I'll echo the original request. In order to build tools that use JSON Schema (code generators, documentation generators, test data generators, etc.), we need a JSON Schema parser that gives us the JSON Schema, ideally as actual Ruby objects. All the Ruby implementations that I have seen -- including this one and https://github.com/salesking/json_schema_tools -- appear to consider the decoded schema to be internal implementation, solely to support their own tools (e.g., this gem's validation logic).

pd commented 9 years ago

I'm not sure this is even possible, at heart. Self-referencing schemas are a core feature of json-schema; the metaschemas themselves use it extensively (eg, here, here, etc).

We couldn't possibly expand that entirely -- it's infinitely recursive.

Anyone aware of any JSON schema library that provides something approaching this feature? I'd be curious what they do to deal with it.

commonsguy commented 9 years ago

@pd: I would expect that it would point new references to existing nodes in the object graph, when those references are to previously-referenced schemas.

pd commented 9 years ago

Ah, that makes sense. I was interpreting it as essentially eliminating all $refs.

By actual ruby objects, do you mean Plain Ol Hashes, or specialized objects that provide more behavior?

I'm willing to try my hand at this if someone could spec out more exact requirements / a more detailed use case. If its just "resolve absolute $refs and spit out a hash", it should be pretty simple. But if its more than that, I'd need a better idea of what API to aim for.

commonsguy commented 9 years ago

"By actual ruby objects, do you mean Plain Ol Hashes, or specialized objects that provide more behavior?"

Well, AFAICT, I mean what you already have, such as Attribute and its subclasses.
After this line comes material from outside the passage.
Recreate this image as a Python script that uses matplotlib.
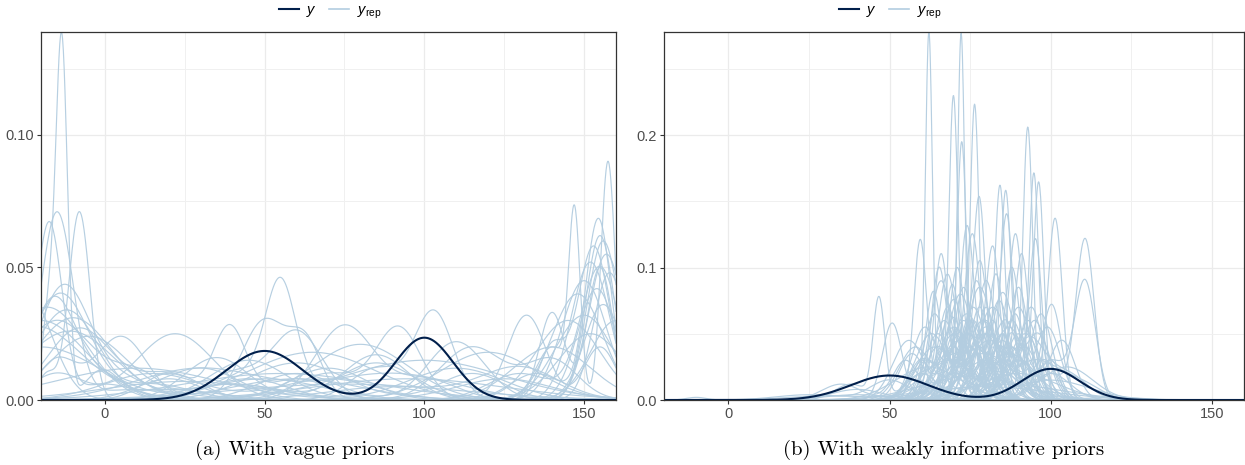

You appear to be building up the data model that I (and others) could use; you just aren't providing a way to actually get to it, at least in a documented fashion. I'm no expert at your code base, but it might be as simple as exposing @base_schema, since that seems to be what validate() uses.

"I'm willing to try my hand at this if someone could spec out more exact requirements / a more detailed use case"

In terms of use cases, your own validation is one use case: you are using your data model of the parsed schema(s) to validate an object. Instead of thinking of this project as a JSON validator, think of it as a JSON schema parser that also happens to ship a JSON validator. In terms of other use cases, I listed a few in my original comment, such as test data generators (given a schema, generate X random objects that comply with the schema, plus objects for testing validation errors).

pd commented 9 years ago

Yup, totally makes sense. Despite the name of the library, the JSON::Schema object is mostly unused in the current codebase; 90% of the code here lives in JSON::Validator or something it calls. All of the FooAttribute classes are really just namespaces for hanging a .validate class method off of; they don't get instantiated or exposed to users in any way.

I'll try to keep this in mind, but I don't have any clear ideas for how to refactor things in that direction just yet. =\

As an aside, I just mentioned in #120 that I stumbled upon a gem genny today; might be worth checking out if you're looking for test data generation. I was too!